The state chapter and SDGFP also assisted a landowner with $1,250 to plant food plots on his property, which sustains a winter wild turkey population of up to 1,000 birds. The food plots will give wild turkeys and other wildlife alternative food sources stored crops or spillage from livestock feeding operations.

In North Dakota, $900 was spent on seed corn for landowners to use to plant food plots for wild turkeys on their properties.

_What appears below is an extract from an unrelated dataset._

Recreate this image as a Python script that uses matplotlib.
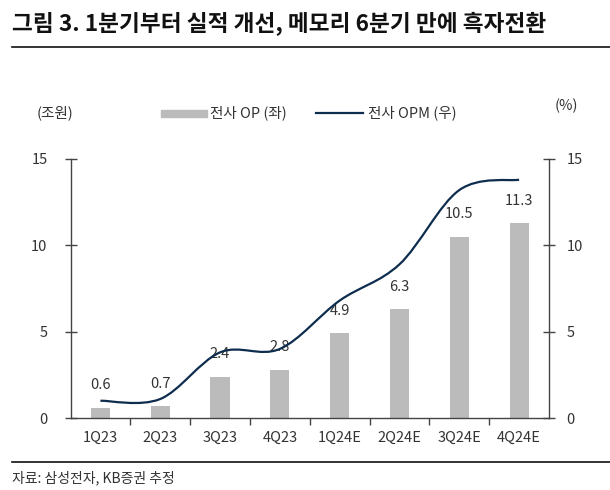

As in South Dakota, the food plots will give wintering wild turkeys and other wildlife standing forage for sustenance during the brutal winter weather often experienced in the state.

"These habitat improvement projects in North and South Dakota are an example of the NWTF lending a helping hand to generous landowners that sustain wild turkey populations on their property and, in many cases, grant access to appreciative hunters," said McJunkin.

Partners for the projects in South Dakota included SDGFP and private landowners. Partners for the Operation Big Sky project in North Dakota included the North Dakota Game and Fish Department, Pheasants Forever and private landowners.
 
Operation Big Sky is the NWTF's flagship habitat program for wildlife in the northern Great Plains. Through the big sky program, NWTF chapters plant mast-producing shrubs, help provide standing grain and help ranchers that winter large numbers of turkeys on their property. Since 2001, chapters in Washington, Oregon, Idaho, Wyoming, Montana, Nebraska and the Dakotas have enhanced 829,422 acres of habitat for wild turkeys and other wildlife.

Founded in 1973, the NWTF is a nonprofit conservation organization that works daily to further its mission of conserving the wild turkey and preserving our hunting heritage.

Through dynamic partnerships with state, federal and provincial wildlife agencies, the NWTF and its members have helped restore wild turkey populations across the country, spending more than $306 million to conserve 14 million acres of habitat for all types of wildlife.